To avoid treating types of difference as special topics, our research question became something deeper. Whereas before, Caitie had been wondering How could I prepare consultants to better respond to a situation like this?, she and Kaleb now identified the more specific question of How are we preparing consultants to conceptualize difference? Although we couldn’t have articulated it when we started, one premise that guided our drafting of the new handbook was that difference is a relationship, not a static or essential quality. In fact, what we’d like to share in the remainder of this text is a discussion of what we’re taking away from this process. The messy work of trying to create a writing center artifact using difference as a lens has forced us to examine the center’s existing pathways of access (both for consultants and the writers we serve). This journey has also led us to slam the brakes on the “pedagogical imperative,” the instinct to move immediately to practical applications. Instead, we now realize the importance of trying to understand an issue more before jumping to “solve” it.

To tell this story, we first offer a close reading of our draft of the new handbook. Then, we try to meta-analyze our own drafting process to reflect on what’s been at stake in this endeavor. Finally, we close with some thoughts about the importance and affective dimensions of staying engaged with a conceptual lens of difference.
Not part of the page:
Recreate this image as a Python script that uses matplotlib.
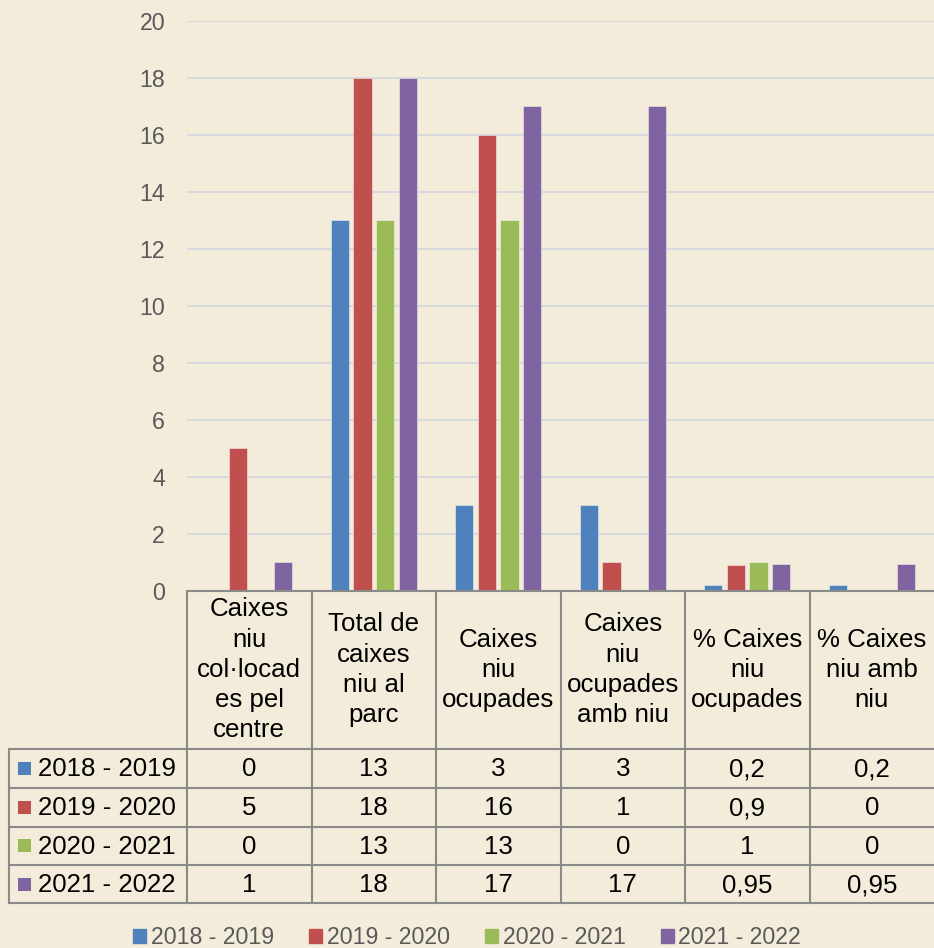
import matplotlib
matplotlib.use("Agg")
import matplotlib.pyplot as plt
from matplotlib.patches import Rectangle
import numpy as np

plt.rcParams['font.family'] = ['Liberation Sans', 'DejaVu Sans']

# ---------------- data ----------------
categories = [
    "Caixes\nniu\ncol·locad\nes pel\ncentre",
    "Total de\ncaixes\nniu al\nparc",
    "Caixes\nniu\nocupades",
    "Caixes\nniu\nocupades\namb niu",
    "% Caixes\nniu\nocupades",
    "% Caixes\nniu amb\nniu",
]
series_names = ["2018 - 2019", "2019 - 2020", "2020 - 2021", "2021 - 2022"]
s2018 = [0, 13, 3, 3, 0.2, 0.2]
s2019 = [5, 18, 16, 1, 0.9, 0]
s2020 = [0, 13, 13, 0, 1, 0]
s2021 = [1, 18, 17, 17, 0.95, 0.95]
series_values = [s2018, s2019, s2020, s2021]
colors = ["#4F81BD", "#C0504D", "#9BBB59", "#8064A2"]
yticks = list(range(0, 21, 2))

# ---------------- layout ----------------
W, H = 934, 948
BG = "#F4ECDA"
fig = plt.figure(figsize=(W / 100, H / 100), dpi=100, facecolor=BG)

ax_left, ax_right = 187, 934
ax_top, ax_bottom = 20.7, 590.7
ax = fig.add_axes([ax_left / W, (H - ax_bottom) / H, (ax_right - ax_left) / W, (ax_bottom - ax_top) / H])
ax.set_facecolor("none")

n_cat = len(categories)
n_ser = len(series_values)
x = np.arange(n_cat) + 0.5
step, bw = 0.181, 0.145
for k, (vals, c) in enumerate(zip(series_values, colors)):
    ax.bar(x + (k - (n_ser - 1) / 2) * step, vals, width=bw, color=c,
           edgecolor=(1, 1, 1, 0.45), linewidth=0.7, zorder=3)

ax.set_xlim(0, n_cat)
ax.set_ylim(0, 20)
ax.set_yticks(yticks)
ax.set_yticklabels([str(t) for t in yticks], fontsize=16.7, color="#595959")
ax.tick_params(axis="y", length=0, pad=15.8)
ax.set_xticks([])
ax.grid(axis="y", color="#D2D6E0", linewidth=1.2, zorder=0)
for s in ["top", "right", "left", "bottom"]:
    ax.spines[s].set_visible(False)

# ---------------- data table (overlay in pixel coords) ----------------
ov = fig.add_axes([0, 0, 1, 1])
ov.set_xlim(0, W)
ov.set_ylim(H, 0)
ov.axis("off")
ov.set_facecolor("none")

LC = "#8A8A8A"
LW = 1.5
col_w = (ax_right - ax_left) / n_cat
col_edges = [ax_left + i * col_w for i in range(n_cat + 1)]
header_top, header_bot = ax_bottom, 749
row_edges = [749, 788, 826.5, 865, 903]
tbl_left = 9

# horizontal lines
ov.plot([ax_left, W], [header_top, header_top], color=LC, lw=LW)
for ry in row_edges:
    ov.plot([tbl_left, W], [ry, ry], color=LC, lw=LW)
# vertical lines
ov.plot([tbl_left, tbl_left], [row_edges[0], row_edges[-1]], color=LC, lw=LW)
for cx in col_edges[:-1]:
    ov.plot([cx, cx], [header_top, row_edges[-1]], color=LC, lw=LW)

TFS = 18.6
for i, cat in enumerate(categories):
    cx = (col_edges[i] + col_edges[i + 1]) / 2
    ov.text(cx, (header_top + header_bot) / 2, cat, ha="center", va="center",
            fontsize=TFS, color="black", linespacing=1.33)

def fmt(v):
    s = f"{v:g}"
    return s.replace(".", ",")

for r, (name, vals, c) in enumerate(zip(series_names, series_values, colors)):
    cy = (row_edges[r] + row_edges[r + 1]) / 2
    ov.add_patch(Rectangle((18, cy - 6.5), 13, 13, color=c, lw=0))
    ov.text(38, cy + 1, name, ha="left", va="center", fontsize=TFS, color="black")
    for i, v in enumerate(vals):
        cx = (col_edges[i] + col_edges[i + 1]) / 2
        ov.text(cx, cy + 1, fmt(v), ha="center", va="center", fontsize=TFS, color="black")

# ---------------- legend ----------------
handles = [Rectangle((0, 0), 1, 1, color=c) for c in colors]
leg = fig.legend(handles, series_names, loc="center", bbox_to_anchor=(467 / W, (H - 938) / H),
                 ncol=4, frameon=False, fontsize=16.7, handlelength=0.56, handleheight=0.56,
                 handletextpad=0.2, columnspacing=1.52, borderpad=0.1)
for t in leg.get_texts():
    t.set_color("#595959")

fig.savefig("out.png", dpi=100, facecolor=BG)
We should also mention that while we did identify some practical applications throughout this process, our goal in telling our story here is more about narrating how our thinking changed, in hopes that it will help other writing center practitioners struggle more efficiently when they attempt similar work. We hope to inspire more lightbulb moments than gut-drop moments.

Difference Is Always Emerging: A Close Reading of the New Handbook

As we researched and wrote the handbook, two of our ways to move—“Orient Yourself” and “Center the Writer”—relied heavily on foregrounding difference as an emerging phenomenon. The other two sections focus on informing consultants about our institutional context and day-to-day activities, so this discussion just inquires into the work we did in “Orient Yourself” and “Center the Writer.”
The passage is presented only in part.